### [Written problem]
Narrow the data below down to the lines containing "this".

### [Dataset content]
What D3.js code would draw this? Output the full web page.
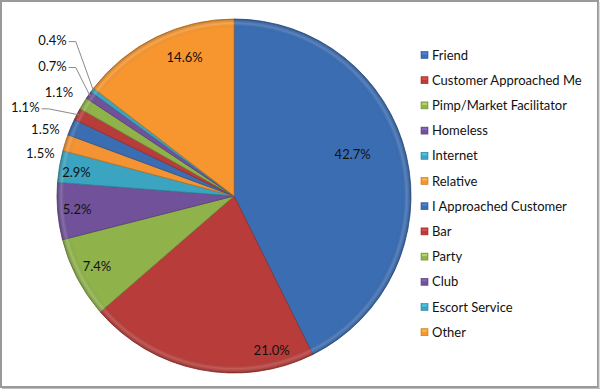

...

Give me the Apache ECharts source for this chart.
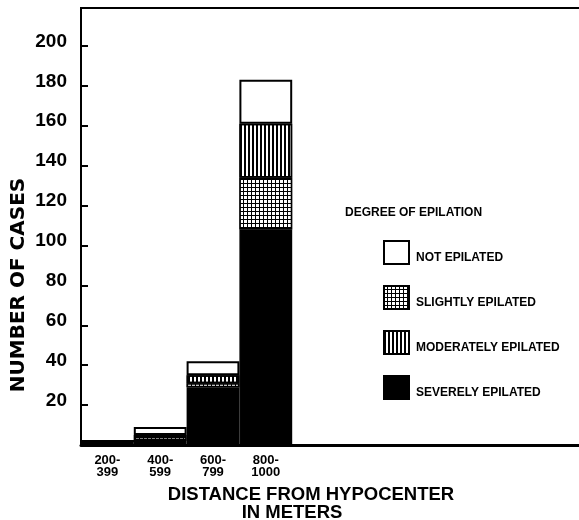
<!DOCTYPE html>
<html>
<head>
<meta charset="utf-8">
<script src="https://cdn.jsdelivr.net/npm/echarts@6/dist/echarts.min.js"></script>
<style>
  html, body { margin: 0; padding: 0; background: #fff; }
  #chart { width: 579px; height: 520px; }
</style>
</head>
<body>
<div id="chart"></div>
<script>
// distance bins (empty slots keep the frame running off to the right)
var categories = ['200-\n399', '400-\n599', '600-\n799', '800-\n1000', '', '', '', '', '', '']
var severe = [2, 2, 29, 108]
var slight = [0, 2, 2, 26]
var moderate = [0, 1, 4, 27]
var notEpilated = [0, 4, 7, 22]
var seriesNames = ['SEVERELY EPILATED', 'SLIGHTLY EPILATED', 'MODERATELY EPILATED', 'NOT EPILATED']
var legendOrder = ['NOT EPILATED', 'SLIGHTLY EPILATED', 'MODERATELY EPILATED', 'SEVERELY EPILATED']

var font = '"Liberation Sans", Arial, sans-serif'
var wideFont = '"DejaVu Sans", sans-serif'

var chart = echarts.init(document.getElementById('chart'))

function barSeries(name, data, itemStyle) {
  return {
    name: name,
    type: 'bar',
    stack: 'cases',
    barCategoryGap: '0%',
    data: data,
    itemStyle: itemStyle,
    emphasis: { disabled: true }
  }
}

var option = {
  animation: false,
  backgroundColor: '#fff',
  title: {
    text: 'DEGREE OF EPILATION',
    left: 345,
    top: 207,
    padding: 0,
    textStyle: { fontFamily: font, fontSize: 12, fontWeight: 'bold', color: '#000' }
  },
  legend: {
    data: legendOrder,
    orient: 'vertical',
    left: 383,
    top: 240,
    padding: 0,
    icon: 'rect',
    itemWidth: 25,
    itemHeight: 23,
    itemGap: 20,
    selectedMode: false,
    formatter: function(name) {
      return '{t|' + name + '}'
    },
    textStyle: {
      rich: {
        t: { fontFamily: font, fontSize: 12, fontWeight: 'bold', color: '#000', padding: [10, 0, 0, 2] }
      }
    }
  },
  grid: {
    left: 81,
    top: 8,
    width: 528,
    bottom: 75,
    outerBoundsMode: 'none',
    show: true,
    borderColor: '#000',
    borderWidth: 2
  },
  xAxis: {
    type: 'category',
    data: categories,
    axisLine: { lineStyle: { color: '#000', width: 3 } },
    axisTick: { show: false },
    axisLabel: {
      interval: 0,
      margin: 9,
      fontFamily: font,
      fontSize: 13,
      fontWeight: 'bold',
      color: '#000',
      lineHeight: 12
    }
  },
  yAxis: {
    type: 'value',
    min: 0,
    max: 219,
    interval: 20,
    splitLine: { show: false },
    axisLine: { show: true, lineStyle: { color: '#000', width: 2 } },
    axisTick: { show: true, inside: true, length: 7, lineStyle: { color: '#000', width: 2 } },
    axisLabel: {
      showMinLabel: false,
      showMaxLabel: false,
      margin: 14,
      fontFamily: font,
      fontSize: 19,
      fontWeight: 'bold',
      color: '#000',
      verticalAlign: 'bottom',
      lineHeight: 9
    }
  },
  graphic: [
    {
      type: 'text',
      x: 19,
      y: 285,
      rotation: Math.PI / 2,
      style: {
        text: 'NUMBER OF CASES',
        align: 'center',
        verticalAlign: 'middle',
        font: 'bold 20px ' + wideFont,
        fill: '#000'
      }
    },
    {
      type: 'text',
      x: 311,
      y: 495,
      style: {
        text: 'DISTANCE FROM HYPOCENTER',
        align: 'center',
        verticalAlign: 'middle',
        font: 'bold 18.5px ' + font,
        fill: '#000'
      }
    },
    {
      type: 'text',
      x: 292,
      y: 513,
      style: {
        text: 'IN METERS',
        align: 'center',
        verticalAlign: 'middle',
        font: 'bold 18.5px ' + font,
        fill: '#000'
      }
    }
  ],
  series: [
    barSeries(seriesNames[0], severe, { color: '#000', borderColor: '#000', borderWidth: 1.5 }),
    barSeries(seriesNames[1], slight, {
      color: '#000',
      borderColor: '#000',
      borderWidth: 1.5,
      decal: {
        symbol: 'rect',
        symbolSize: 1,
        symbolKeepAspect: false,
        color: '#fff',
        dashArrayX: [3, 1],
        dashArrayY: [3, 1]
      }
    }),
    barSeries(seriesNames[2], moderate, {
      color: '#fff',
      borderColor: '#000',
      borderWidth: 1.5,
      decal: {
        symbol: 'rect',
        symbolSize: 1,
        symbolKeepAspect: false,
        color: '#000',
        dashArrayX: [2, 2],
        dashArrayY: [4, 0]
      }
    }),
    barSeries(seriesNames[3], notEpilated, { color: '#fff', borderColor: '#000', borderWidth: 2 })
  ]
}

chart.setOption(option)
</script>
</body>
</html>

* * *

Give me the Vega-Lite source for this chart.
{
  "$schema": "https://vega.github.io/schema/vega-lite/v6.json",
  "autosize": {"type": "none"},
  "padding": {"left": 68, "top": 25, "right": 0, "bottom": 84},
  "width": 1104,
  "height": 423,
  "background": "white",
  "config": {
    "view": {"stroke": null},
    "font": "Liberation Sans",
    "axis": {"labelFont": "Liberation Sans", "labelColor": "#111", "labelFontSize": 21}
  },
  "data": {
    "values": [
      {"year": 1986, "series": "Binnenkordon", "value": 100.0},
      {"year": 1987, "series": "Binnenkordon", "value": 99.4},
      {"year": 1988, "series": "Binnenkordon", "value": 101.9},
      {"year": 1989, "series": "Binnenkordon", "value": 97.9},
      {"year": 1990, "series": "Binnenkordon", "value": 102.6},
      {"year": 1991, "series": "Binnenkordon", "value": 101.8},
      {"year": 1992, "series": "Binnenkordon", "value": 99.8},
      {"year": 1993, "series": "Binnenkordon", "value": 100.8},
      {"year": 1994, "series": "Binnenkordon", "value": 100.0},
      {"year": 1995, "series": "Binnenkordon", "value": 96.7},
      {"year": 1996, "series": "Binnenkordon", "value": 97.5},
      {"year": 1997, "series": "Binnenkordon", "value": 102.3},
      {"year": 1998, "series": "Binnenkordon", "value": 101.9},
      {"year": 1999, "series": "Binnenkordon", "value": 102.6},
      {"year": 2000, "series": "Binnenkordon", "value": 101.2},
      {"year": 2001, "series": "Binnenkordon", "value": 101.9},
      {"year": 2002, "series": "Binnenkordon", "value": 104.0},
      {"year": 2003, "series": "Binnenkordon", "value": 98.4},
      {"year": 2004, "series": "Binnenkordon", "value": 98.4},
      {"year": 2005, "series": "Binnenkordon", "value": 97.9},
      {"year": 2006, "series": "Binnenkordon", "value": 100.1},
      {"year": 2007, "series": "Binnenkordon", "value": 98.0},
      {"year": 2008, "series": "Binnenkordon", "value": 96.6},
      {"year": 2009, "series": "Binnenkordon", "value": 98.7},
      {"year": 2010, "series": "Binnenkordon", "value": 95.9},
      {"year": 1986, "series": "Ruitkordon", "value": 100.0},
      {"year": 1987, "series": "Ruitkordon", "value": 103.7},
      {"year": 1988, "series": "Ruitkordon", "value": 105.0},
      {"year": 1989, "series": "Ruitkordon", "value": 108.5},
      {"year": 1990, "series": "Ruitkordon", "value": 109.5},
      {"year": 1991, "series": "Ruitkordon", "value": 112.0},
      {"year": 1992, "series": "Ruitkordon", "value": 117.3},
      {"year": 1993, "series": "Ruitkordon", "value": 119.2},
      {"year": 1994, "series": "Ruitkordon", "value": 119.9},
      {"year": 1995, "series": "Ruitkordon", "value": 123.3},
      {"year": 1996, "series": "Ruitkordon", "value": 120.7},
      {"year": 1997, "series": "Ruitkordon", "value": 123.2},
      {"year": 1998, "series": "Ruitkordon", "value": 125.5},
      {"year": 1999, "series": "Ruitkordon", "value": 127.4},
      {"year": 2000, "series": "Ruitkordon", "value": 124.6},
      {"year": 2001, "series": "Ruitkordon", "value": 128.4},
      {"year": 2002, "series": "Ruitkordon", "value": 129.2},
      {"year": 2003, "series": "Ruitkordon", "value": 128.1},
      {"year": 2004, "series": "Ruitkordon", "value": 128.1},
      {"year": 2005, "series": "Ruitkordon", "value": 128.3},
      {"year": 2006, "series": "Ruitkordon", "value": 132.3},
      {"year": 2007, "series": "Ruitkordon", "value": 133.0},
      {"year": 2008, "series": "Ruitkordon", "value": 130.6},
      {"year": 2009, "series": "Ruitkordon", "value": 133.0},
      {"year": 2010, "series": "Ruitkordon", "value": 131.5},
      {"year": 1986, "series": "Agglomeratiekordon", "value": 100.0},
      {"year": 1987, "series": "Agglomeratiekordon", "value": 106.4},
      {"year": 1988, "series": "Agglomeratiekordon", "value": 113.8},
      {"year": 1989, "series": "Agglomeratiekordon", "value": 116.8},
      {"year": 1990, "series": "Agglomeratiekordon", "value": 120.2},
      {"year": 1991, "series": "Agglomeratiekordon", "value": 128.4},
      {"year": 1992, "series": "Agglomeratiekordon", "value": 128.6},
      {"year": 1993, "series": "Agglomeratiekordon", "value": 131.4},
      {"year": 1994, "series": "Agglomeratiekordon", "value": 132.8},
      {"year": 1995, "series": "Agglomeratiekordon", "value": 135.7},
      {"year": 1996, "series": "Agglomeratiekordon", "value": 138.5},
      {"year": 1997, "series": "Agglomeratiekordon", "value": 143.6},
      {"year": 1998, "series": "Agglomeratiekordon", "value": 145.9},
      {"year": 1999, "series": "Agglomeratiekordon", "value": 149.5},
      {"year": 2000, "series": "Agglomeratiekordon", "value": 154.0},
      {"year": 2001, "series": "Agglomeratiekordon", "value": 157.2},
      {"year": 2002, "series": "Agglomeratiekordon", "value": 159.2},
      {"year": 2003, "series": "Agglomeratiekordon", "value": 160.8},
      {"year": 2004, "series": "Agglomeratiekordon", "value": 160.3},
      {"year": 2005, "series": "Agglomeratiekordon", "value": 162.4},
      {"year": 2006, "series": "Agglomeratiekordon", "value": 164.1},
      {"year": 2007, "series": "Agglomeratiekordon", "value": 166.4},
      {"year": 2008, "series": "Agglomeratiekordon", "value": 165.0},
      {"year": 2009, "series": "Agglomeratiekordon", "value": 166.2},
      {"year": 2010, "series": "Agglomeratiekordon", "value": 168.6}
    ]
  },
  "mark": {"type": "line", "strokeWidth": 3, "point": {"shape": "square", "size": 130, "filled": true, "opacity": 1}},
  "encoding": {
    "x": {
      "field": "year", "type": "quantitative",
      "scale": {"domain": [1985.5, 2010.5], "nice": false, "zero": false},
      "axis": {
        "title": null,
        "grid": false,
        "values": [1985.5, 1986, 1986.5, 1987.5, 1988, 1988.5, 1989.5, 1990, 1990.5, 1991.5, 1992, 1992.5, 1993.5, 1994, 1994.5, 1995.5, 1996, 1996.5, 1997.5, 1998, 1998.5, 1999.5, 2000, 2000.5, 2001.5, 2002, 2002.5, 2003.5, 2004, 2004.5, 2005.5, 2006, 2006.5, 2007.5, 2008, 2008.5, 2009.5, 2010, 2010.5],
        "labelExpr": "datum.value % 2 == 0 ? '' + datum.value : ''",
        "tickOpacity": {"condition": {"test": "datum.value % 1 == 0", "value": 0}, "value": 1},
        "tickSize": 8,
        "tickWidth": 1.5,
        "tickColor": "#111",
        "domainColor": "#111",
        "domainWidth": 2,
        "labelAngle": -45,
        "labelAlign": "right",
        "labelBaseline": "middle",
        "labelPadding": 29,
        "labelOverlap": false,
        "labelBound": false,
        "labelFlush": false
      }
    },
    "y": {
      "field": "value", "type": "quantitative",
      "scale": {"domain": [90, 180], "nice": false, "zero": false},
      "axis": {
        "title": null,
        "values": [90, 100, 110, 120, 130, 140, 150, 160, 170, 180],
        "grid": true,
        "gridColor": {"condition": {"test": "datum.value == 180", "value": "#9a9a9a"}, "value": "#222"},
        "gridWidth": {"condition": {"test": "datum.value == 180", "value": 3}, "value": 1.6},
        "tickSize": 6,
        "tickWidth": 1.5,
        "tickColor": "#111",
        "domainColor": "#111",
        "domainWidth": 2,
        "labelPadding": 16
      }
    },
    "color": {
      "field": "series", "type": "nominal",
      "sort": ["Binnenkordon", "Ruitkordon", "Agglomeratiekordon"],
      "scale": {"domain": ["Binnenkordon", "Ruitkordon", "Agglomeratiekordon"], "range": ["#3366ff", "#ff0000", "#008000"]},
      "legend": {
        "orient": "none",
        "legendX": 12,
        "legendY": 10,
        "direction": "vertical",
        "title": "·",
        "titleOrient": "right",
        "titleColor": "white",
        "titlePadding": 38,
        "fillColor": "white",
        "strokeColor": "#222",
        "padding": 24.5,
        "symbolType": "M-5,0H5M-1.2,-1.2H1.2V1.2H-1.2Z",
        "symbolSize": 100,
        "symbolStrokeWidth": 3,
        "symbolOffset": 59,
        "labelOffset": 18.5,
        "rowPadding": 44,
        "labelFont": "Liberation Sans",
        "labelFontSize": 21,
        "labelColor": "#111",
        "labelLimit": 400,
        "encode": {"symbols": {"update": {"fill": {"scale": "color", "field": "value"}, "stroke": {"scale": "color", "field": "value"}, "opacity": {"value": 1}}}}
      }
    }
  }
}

### [Expected answer]
What D3.js code would draw this? Output the full web page.
Give me the Apache ECharts source for this chart.
Give me the Vega-Lite source for this chart.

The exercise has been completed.